# GIVEN INSTRUCTION:
Select, from the data, each line where "code" occurs.

━━━━━ SUPPLIED ENTRIES ━━━━━

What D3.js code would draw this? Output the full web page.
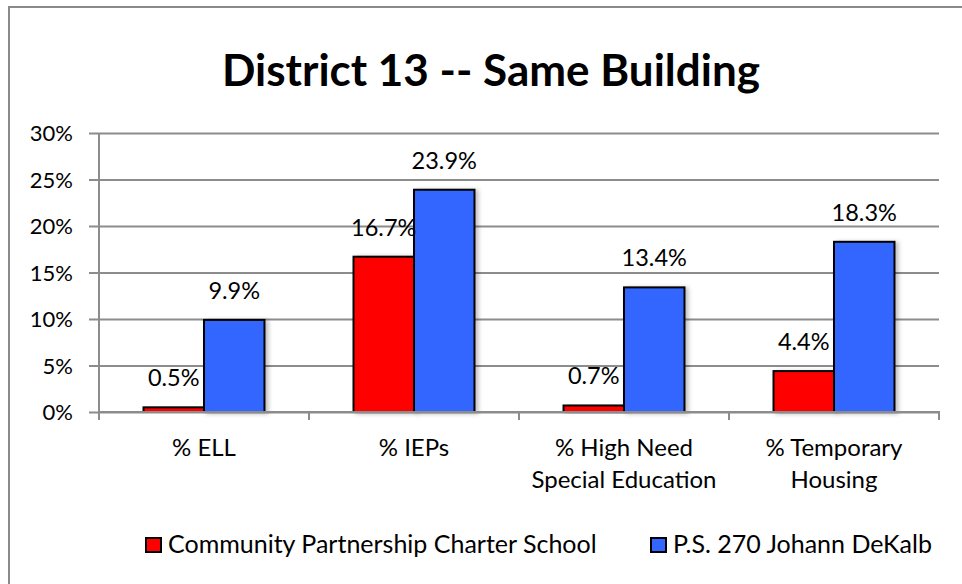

━━━━━
━━━━━ SUPPLIED ENTRIES ━━━━━

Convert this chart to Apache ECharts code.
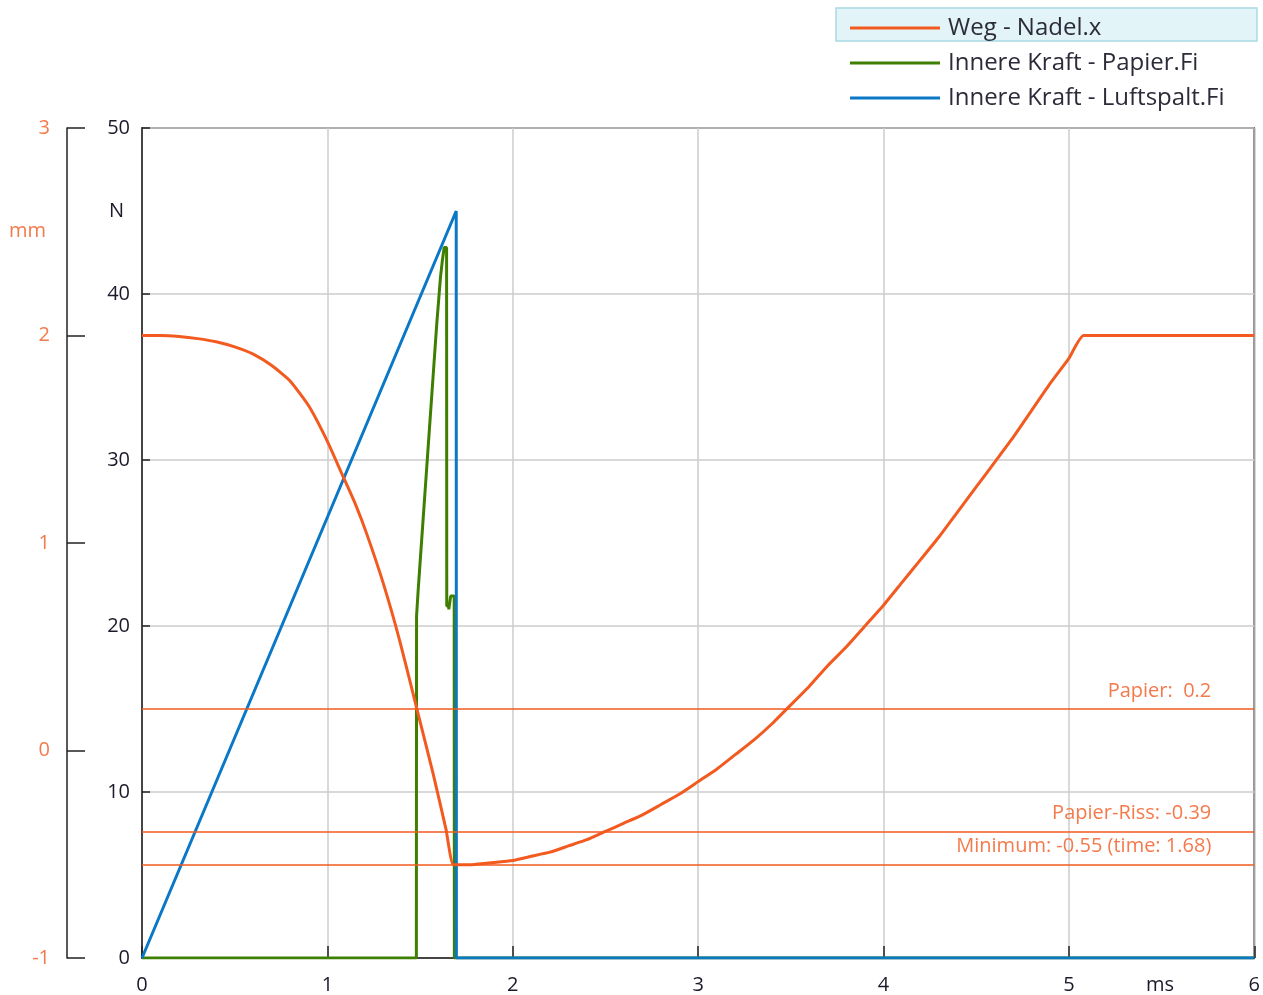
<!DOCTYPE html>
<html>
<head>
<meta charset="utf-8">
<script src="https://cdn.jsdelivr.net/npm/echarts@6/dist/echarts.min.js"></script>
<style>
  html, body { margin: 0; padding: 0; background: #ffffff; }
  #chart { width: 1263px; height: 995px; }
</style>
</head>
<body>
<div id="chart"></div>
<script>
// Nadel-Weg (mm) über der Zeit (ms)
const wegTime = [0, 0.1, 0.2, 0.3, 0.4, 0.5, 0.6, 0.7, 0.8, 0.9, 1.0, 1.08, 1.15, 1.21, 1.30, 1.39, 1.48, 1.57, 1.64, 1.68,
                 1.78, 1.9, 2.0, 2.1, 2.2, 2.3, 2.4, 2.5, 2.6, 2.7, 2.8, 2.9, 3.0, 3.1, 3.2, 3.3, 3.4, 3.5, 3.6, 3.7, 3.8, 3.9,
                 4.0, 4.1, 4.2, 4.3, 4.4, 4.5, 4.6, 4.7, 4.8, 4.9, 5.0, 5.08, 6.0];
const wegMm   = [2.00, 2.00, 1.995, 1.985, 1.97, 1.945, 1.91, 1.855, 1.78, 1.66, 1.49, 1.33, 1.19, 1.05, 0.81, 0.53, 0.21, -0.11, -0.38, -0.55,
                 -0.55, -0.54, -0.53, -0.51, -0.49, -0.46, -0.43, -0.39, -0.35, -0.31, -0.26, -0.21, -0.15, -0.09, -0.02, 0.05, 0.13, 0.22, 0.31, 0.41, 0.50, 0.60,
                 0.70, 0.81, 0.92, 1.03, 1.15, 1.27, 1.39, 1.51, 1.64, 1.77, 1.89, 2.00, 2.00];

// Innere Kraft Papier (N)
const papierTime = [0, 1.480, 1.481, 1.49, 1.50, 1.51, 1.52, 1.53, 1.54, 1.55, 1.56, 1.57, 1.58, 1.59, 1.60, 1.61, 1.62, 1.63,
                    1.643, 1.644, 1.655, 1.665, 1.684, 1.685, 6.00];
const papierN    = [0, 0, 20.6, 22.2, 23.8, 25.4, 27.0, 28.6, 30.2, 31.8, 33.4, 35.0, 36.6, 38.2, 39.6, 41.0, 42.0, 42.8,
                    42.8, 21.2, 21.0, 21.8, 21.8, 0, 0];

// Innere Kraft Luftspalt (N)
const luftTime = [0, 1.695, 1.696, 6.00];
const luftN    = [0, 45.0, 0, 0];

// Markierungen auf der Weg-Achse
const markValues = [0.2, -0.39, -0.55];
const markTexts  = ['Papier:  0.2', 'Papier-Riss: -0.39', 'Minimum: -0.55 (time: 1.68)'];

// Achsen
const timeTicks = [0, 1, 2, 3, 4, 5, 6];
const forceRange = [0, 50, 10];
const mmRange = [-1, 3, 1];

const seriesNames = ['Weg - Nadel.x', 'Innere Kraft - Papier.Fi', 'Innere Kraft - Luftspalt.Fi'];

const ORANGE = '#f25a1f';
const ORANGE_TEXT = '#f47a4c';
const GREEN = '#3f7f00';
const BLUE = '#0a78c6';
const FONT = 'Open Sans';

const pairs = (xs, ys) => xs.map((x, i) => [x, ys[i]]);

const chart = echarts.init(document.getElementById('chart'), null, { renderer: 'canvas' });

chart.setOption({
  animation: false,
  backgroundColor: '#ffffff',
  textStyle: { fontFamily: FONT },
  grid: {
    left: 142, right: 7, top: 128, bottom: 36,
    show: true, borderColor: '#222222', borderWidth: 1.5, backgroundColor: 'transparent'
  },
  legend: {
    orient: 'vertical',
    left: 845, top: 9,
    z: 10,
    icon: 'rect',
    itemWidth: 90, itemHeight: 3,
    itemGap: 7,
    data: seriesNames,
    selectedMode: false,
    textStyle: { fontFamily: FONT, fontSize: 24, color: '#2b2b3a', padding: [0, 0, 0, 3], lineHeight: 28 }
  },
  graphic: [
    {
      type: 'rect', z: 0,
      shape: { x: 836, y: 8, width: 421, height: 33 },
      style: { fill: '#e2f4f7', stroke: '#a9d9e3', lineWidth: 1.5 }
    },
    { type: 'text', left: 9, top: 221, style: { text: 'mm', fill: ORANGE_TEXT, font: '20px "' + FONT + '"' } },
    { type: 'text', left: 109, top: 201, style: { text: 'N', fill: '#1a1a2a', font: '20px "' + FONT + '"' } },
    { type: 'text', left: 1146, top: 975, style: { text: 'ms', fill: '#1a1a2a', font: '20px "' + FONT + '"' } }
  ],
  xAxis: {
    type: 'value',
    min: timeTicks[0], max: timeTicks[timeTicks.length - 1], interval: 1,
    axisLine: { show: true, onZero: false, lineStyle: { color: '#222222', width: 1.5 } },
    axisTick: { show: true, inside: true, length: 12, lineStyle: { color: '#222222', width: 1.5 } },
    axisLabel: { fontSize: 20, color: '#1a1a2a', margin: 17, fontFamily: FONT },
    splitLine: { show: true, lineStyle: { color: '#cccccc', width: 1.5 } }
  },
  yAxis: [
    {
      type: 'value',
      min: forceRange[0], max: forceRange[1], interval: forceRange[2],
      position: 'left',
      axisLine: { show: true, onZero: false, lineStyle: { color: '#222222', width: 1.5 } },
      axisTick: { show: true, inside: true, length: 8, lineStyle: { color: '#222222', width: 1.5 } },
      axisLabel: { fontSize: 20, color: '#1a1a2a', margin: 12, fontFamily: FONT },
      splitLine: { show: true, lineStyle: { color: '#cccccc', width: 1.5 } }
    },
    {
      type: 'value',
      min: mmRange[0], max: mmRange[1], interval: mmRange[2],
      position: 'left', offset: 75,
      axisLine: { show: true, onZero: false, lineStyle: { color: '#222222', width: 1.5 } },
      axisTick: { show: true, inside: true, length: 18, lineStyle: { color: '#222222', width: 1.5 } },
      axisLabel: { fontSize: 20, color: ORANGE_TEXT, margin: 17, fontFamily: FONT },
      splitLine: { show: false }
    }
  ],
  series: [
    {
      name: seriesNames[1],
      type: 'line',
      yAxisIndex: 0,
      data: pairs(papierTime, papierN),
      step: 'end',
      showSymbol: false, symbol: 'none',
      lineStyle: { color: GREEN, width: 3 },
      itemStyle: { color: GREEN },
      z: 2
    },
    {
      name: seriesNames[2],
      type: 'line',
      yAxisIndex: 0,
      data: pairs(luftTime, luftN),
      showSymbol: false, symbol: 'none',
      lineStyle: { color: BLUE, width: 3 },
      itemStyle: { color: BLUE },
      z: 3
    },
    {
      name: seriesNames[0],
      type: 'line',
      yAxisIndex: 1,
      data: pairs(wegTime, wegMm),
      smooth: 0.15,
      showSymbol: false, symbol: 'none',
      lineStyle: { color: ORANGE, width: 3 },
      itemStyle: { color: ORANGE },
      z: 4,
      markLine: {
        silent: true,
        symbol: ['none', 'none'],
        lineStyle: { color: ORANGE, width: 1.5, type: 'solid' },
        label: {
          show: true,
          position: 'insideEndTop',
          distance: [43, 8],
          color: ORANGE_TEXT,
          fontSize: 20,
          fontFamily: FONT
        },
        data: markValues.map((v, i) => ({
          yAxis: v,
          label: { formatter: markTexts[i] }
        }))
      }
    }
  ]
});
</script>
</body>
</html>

━━━━━

# CORRECT RESULT:
What D3.js code would draw this? Output the full web page.
Convert this chart to Apache ECharts code.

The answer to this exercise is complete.